By: Arya Jha about her volunteer work in Nepal.
A different perspective is one of the hardest things to obtain. Nature and nurture both skew how each individual thinks and behaves. Growing up in a privileged town, under an air conditioned roof, with all the latest clothes and gadgets is a recipe for a narrow outlook in life. There’s no reason for this person to know what others are facing even a couple miles away when they don’t have to deal with it themselves.
Acquiring a new perception was the hardest first step for me when I thought about volunteering in Nepal. I wasn’t completely oblivious to everything happening in my father’s home country as I visited almost every year. I would enter the home he was born in, after petting the goats on the way in, and complain about the cracks in the walls and the uneven floors that disobeyed the mason’s leveler. I would think to myself, my dad was so poor, how awful! What I didn’t know when I was younger was that the majority of people had it much worse. And while my father did indeed grow up below the poverty line, there are so many subcategories of the impoverished and I felt that I needed to educate myself.

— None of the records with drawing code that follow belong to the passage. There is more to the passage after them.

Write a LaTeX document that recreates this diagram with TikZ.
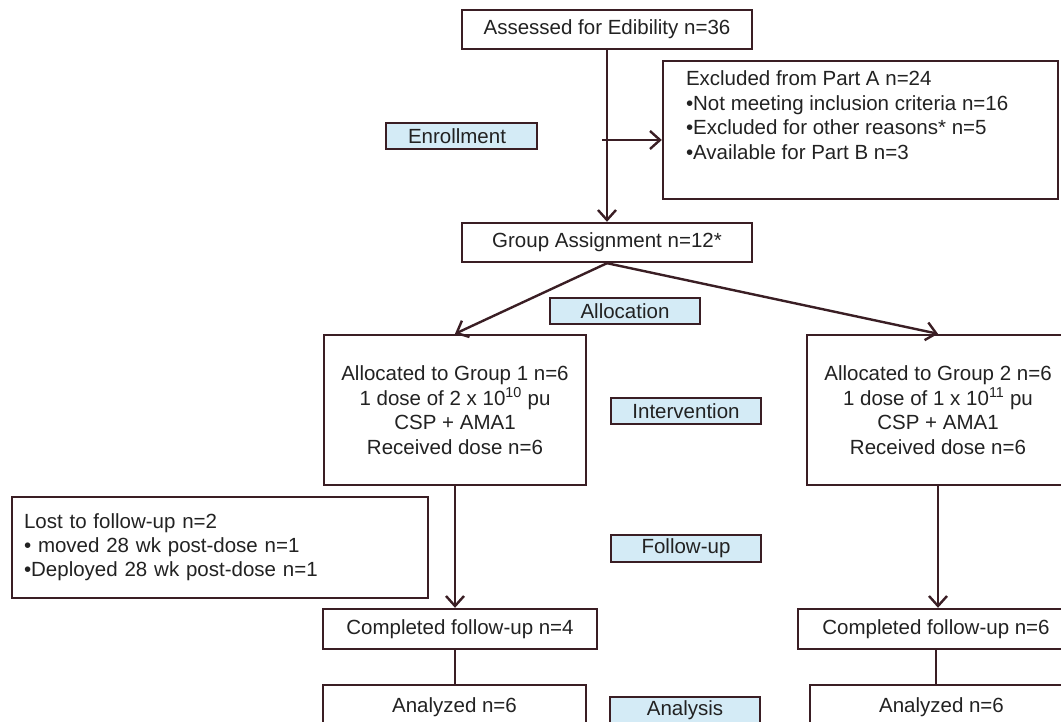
\documentclass[tikz,border=0pt]{standalone}
\usepackage{fontspec}
\setmainfont{Liberation Sans}
\usepackage{xcolor}
\usetikzlibrary{arrows.meta}
\definecolor{edgebrown}{HTML}{3A1E24}
\definecolor{stageblue}{HTML}{D4EBF6}
\definecolor{inkgray}{HTML}{222222}

\begin{document}
\begin{tikzpicture}[
    x=1pt, y=-1pt,
    font=\fontsize{20.5}{24.5}\selectfont,
    box/.style={draw=edgebrown, line width=2.4pt, fill=white, align=center, inner sep=0pt, text=inkgray},
    stage/.style={draw=edgebrown, line width=2.6pt, fill=stageblue, minimum width=150, minimum height=26, inner sep=0pt, text=inkgray},
    arrow/.style={draw=edgebrown, line width=2.4pt, -{Straight Barb[length=10pt, width=18pt]}},
    link/.style={draw=edgebrown, line width=2.4pt}
]
\useasboundingbox (0,0) rectangle (1061,722);
\clip (0,0) rectangle (1061,722);

% enrollment
\node[box, minimum width=290, minimum height=39] (assess) at (607,29.5) {Assessed for Edibility n=36};
\node[box, minimum width=395, minimum height=138, label={[anchor=north west, align=left, inner sep=0pt, text=inkgray, font=\fontsize{20.5}{24.5}\selectfont, xshift=24pt, yshift=-11pt]north west:Excluded from Part A n=24\\•Not meeting inclusion criteria n=16\\•Excluded for other reasons* n=5\\•Available for Part B n=3}] (excl) at (860.5,130) {};
\node[stage, minimum width=151, text width=107, inner xsep=22pt, align=left] (enroll) at (461.5,136) {Enrollment};
\node[box, minimum width=290, minimum height=39] (grp) at (607,242.5) {Group Assignment n=12*};
\coordinate (trunk) at (607,140);

% allocation
\node[stage] (alloc) at (625,311) {Allocation};
\node[box, minimum width=262, minimum height=150] (g1) at (455,410) {Allocated to Group 1 n=6\\1 dose of 2 x 10\textsuperscript{10} pu\\CSP + AMA1\\Received dose n=6};
\node[box, minimum width=262, minimum height=150] (g2) at (938,410) {Allocated to Group 2 n=6\\1 dose of 1 x 10\textsuperscript{11} pu\\CSP + AMA1\\Received dose n=6};
\node[stage] (interv) at (686,411) {Intervention};

% follow-up
\node[box, minimum width=416, minimum height=101, text width=392, align=left, font=\fontsize{20.5}{24}\selectfont] (lost) at (220,547.5) {Lost to follow-up n=2\\• moved 28 wk post-dose n=1\\•Deployed 28 wk post-dose n=1};
\node[stage, minimum height=27] (follow) at (686,548.5) {Follow-up};
\node[box, minimum width=274, minimum height=40] (comp1) at (460,629) {Completed follow-up n=4};
\node[box, minimum width=276, minimum height=40] (comp2) at (936,629) {Completed follow-up n=6};

% analysis
\node[box, minimum width=263, minimum height=44] (ana1) at (454.5,707) {Analyzed n=6};
\node[box, minimum width=263, minimum height=44] (ana2) at (941.5,707) {Analyzed n=6};
\node[stage] (analysis) at (685,710) {Analysis};

\draw[arrow] (assess.south) -- (grp.north);
\draw[arrow] ([xshift=-5pt]trunk) -- (trunk -| excl.west);
\draw[arrow] (grp.south) -- (g1.north);
\draw[arrow] (grp.south) -- (g2.north);
\draw[arrow] (g1.south) -- (g1.south |- comp1.north);
\draw[arrow] (g2.south) -- (g2.south |- comp2.north);
\draw[link] ([xshift=-5pt]comp1.south) -- ([xshift=-5pt]comp1.south |- ana1.north);
\draw[link] (comp2.south) -- (comp2.south |- ana2.north);
\end{tikzpicture}
\end{document}
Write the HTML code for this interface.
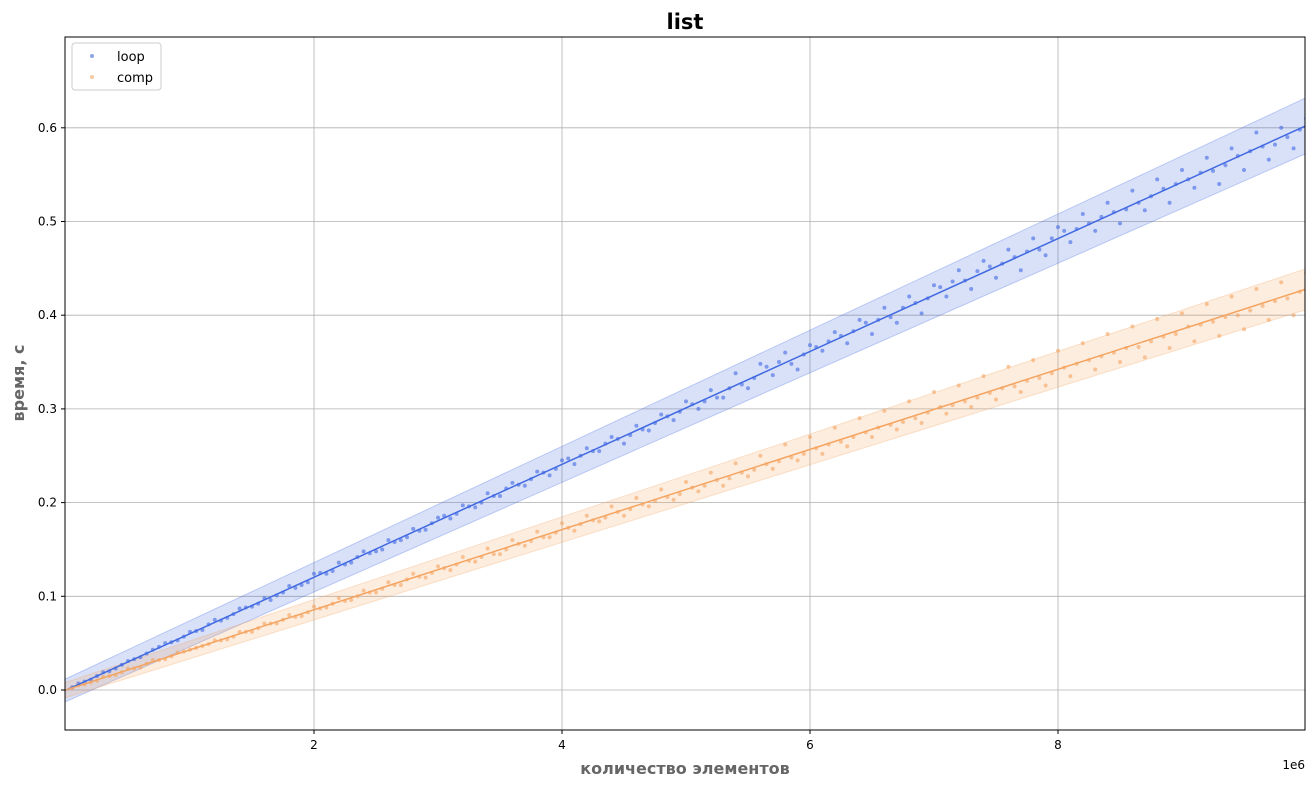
<!DOCTYPE html>
<html><head><meta charset="utf-8"><style>
body{margin:0;background:#fff;font-family:"Liberation Sans","DejaVu Sans",sans-serif;}
svg text{font-family:"DejaVu Sans","Liberation Sans",sans-serif;}
</style></head><body>
<svg id="chart" width="1315" height="787" xmlns="http://www.w3.org/2000/svg">
<defs><clipPath id="plotclip"><rect x="65" y="37" width="1240" height="693"/></clipPath></defs>
<rect width="1315" height="787" fill="#fff"/>
<g id="grid"></g><g id="plotarea" clip-path="url(#plotclip)"><g id="bands"></g><g id="points"></g><g id="lines"></g></g><g id="axes"></g>
<text x="685" y="29" text-anchor="middle" font-size="21" font-weight="bold">list</text>
<text x="685" y="774" text-anchor="middle" font-size="16" font-weight="bold" fill="#666">количество элементов</text>
<text transform="translate(24,383) rotate(-90)" text-anchor="middle" font-size="16" font-weight="bold" fill="#666">время, с</text>
<text x="1305" y="769" text-anchor="end" font-size="12">1e6</text>
<g>
<rect x="72" y="43" width="89" height="47" rx="3" fill="#fff" fill-opacity="0.8" stroke="#ccc"/>
<circle cx="92" cy="56" r="2" fill="#4169e1" opacity="0.6"/>
<text x="117" y="61" font-size="13">loop</text>
<circle cx="92" cy="77" r="2" fill="#f4a460" opacity="0.6"/>
<text x="117" y="82" font-size="13">comp</text>
</g>
</svg>
<script>
const xTicks=[2,4,6,8];
const yTicks=[0.0,0.1,0.2,0.3,0.4,0.5,0.6];
const yTickLabels=["0.0","0.1","0.2","0.3","0.4","0.5","0.6"];
const loopValues=[0.003,0.009,0.015,0.020,0.027,0.033,0.039,0.046,0.051,0.057,
0.063,0.070,0.074,0.081,0.088,0.092,0.096,0.104,0.109,0.115,
0.125,0.127,0.134,0.142,0.146,0.150,0.158,0.163,0.170,0.178,
0.186,0.188,0.196,0.200,0.207,0.215,0.219,0.225,0.232,0.236,
0.247,0.250,0.255,0.263,0.268,0.272,0.278,0.285,0.292,0.297,
0.305,0.308,0.312,0.322,0.326,0.333,0.345,0.350,0.348,0.358,
0.366,0.372,0.378,0.383,0.392,0.395,0.398,0.408,0.413,0.418,
0.430,0.436,0.437,0.447,0.452,0.455,0.462,0.468,0.470,0.482,
0.490,0.492,0.498,0.505,0.510,0.513,0.520,0.527,0.535,0.540,
0.545,0.552,0.554,0.560,0.570,0.575,0.580,0.582,0.590,0.598];
const loopValues2=[0.007,0.011,0.019,0.023,0.031,0.035,0.043,0.050,0.053,0.062,
0.064,0.075,0.077,0.087,0.089,0.098,0.101,0.111,0.112,0.124,
0.124,0.136,0.136,0.148,0.148,0.160,0.160,0.172,0.171,0.184,
0.183,0.197,0.195,0.210,0.207,0.221,0.218,0.233,0.229,0.245,
0.241,0.258,0.255,0.270,0.263,0.282,0.277,0.294,0.288,0.308,
0.300,0.320,0.312,0.338,0.322,0.348,0.336,0.360,0.342,0.368,
0.362,0.382,0.370,0.395,0.380,0.408,0.392,0.420,0.402,0.432,
0.420,0.448,0.428,0.458,0.440,0.470,0.448,0.482,0.464,0.494,
0.478,0.508,0.490,0.520,0.498,0.533,0.512,0.545,0.520,0.555,
0.536,0.568,0.540,0.578,0.555,0.595,0.566,0.600,0.578,0.610];
const compValues=[0.002,0.006,0.010,0.015,0.019,0.023,0.028,0.032,0.036,0.041,
0.045,0.049,0.053,0.057,0.062,0.066,0.071,0.075,0.078,0.083,
0.087,0.092,0.095,0.100,0.104,0.108,0.112,0.118,0.121,0.125,
0.130,0.134,0.138,0.142,0.145,0.150,0.156,0.159,0.163,0.168,
0.173,0.177,0.181,0.184,0.190,0.193,0.198,0.202,0.206,0.209,
0.216,0.218,0.224,0.226,0.232,0.235,0.241,0.244,0.248,0.252,
0.258,0.262,0.265,0.270,0.275,0.280,0.283,0.286,0.290,0.296,
0.302,0.304,0.308,0.312,0.317,0.322,0.324,0.330,0.333,0.338,
0.344,0.348,0.352,0.356,0.360,0.365,0.366,0.372,0.377,0.380,
0.388,0.390,0.393,0.398,0.400,0.405,0.410,0.415,0.418,0.425];
const compValues2=[0.005,0.008,0.014,0.016,0.023,0.024,0.032,0.033,0.040,0.043,
0.047,0.053,0.054,0.062,0.062,0.071,0.071,0.080,0.079,0.089,
0.088,0.098,0.096,0.106,0.104,0.115,0.112,0.124,0.120,0.132,
0.128,0.142,0.137,0.151,0.145,0.160,0.154,0.169,0.163,0.178,
0.170,0.186,0.180,0.196,0.186,0.205,0.196,0.214,0.203,0.222,
0.212,0.232,0.218,0.242,0.228,0.250,0.236,0.262,0.245,0.270,
0.252,0.280,0.260,0.290,0.270,0.298,0.278,0.308,0.285,0.318,
0.295,0.325,0.302,0.335,0.310,0.345,0.318,0.352,0.325,0.362,
0.335,0.370,0.342,0.380,0.350,0.388,0.355,0.396,0.365,0.402,
0.372,0.412,0.378,0.420,0.385,0.428,0.395,0.435,0.400,0.445];
const xValues=loopValues.map((_,i)=>0.05+0.1*i);
const xValues2=loopValues2.map((_,i)=>0.1+0.1*i);
const NS="http://www.w3.org/2000/svg";
const L=65,R=1305,T=37,B=730;
const xs=v=>66+v*124;
const ys=v=>690-v*937;
function mk(tag,parent,attrs){const e=document.createElementNS(NS,tag);for(const k in attrs)e.setAttribute(k,attrs[k]);document.getElementById(parent).appendChild(e);return e;}
xTicks.forEach(t=>{
 const g=mk('line','grid',{x1:xs(t),x2:xs(t),y1:T,y2:B,stroke:'#b0b0b0','stroke-width':0.8});
 
 
 const k=mk('line','axes',{x1:xs(t),x2:xs(t),y1:B,y2:B+4,stroke:'#000'});
 
 
 const tx=mk('text','axes',{x:xs(t),y:B+19,'text-anchor':'middle','font-size':12});
 tx.textContent=t;
 
 
});
yTicks.forEach((t,i)=>{
 const g=mk('line','grid',{x1:L,x2:R,y1:ys(t),y2:ys(t),stroke:'#b0b0b0','stroke-width':0.8});
 
 
 const k=mk('line','axes',{x1:L-4,x2:L,y1:ys(t),y2:ys(t),stroke:'#000'});
 
 
 const tx=mk('text','axes',{x:L-8,y:ys(t)+4,'text-anchor':'end','font-size':12});
 tx.textContent=yTickLabels[i];
 
 
});
const frame=mk('rect','axes',{x:L,y:T,width:R-L,height:B-T,fill:'none',stroke:'#000','stroke-width':1});


function fit(xv,yv){const n=xv.length;let sx=0,sy=0,sxx=0,sxy=0;for(let i=0;i<n;i++){sx+=xv[i];sy+=yv[i];sxx+=xv[i]*xv[i];sxy+=xv[i]*yv[i];}
 const b=(n*sxy-sx*sy)/(n*sxx-sx*sx);return {a:(sy-b*sx)/n,b};}
function series(vals,vals2,color,name,w0,w1){
 const f=fit(xValues.concat(xValues2),vals.concat(vals2));const x0=-0.1,x1=10.1;
 const pts=[[x0,f.a+f.b*x0+w0],[x1,f.a+f.b*x1+w1],[x1,f.a+f.b*x1-w1],[x0,f.a+f.b*x0-w0]];
 const band=mk('polygon','bands',{points:pts.map(p=>xs(p[0])+','+ys(p[1])).join(' '),fill:color,'fill-opacity':0.2,stroke:color,'stroke-opacity':0.3});
 
 
 const draw=(xv,yv)=>yv.forEach((v,i)=>{
  const c=mk('circle','points',{cx:xs(xv[i]),cy:ys(v),r:2,fill:color,'fill-opacity':0.6});
  
  
 });
 draw(xValues,vals);draw(xValues2,vals2);
 const ln=mk('line','lines',{x1:xs(x0),y1:ys(f.a+f.b*x0),x2:xs(x1),y2:ys(f.a+f.b*x1),stroke:color,'stroke-width':1.5});
 
 
}
series(loopValues,loopValues2,'#4169e1','loop',0.012,0.03);
series(compValues,compValues2,'#f4a460','comp',0.008,0.022);
</script>
</body></html>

It was not perhaps until I met Dale Tamang at the Voice of Children (VOC) drop-in center in Kathmandu last June that I really gained perspective. I had volunteered in the capital for the past two years as well, and while all my experiences were eye-opening, none compared to the rawness of my time at VOC.
Dale was the first of thirty-six boys I met during my one-week stint over the summer, and he is one of the few that I still think about on a daily basis. Upon entering the three story building where homeless boys would first come after being picked up by the police, I saw him, curled up underneath the coffee table. He stuck his head out, just to inform himself of who had just entered the room. Probably knowing that I was not one of the usual volunteers, he slid out, and walked over to me. He looked no more than eight years old. Traumatized from his days on the street after the loss of his family, he refused to eat meals, play board games with the other boys, and communicate with his teachers. I spent hours trying to earn his trust. And somehow, through this process, I became his anchor, his human bridge to the beginning of a normal life. In my presence, despite our language barrier (he spoke Tamang), he tried out new actions and received positively reinforcing responses. He rebuilt himself, just as Kathmandu slowly repaired its bridges, roads, and homes after the destructive earthquake. And, while Dale found a new home inside his own skin, I realized how Nepal has served as my own anchor.
Additionally, in this visit I was fortunate enough to do something completely different. Tulsi Uncle arranged for me to deliver some school supplies to St. Xavier’s Social Service Center through FONNJ and The Asha Project. Girls and boys—some in wheelchairs and others in crutches—sat in the pavilion where we were welcomed. They applauded with a twinkle in the eyes when they realized why we were there. They sat, listening attentively to every word I said when asked to speak about why I’m doing what I’m doing. It was a surreal experience that further contributed to my new perspective that I was working so hard to achieve.
Nepal used to mean a simple visit to my grandparents—a chance to pet the goats. Then it became an opportunity to apply my tech skills for earthquake disaster relief. Now, Nepal has become a place of transformative encounter. Nurturing the homeless boys of Kathmandu and working with those who seek guidance, I found a new home in Nepal.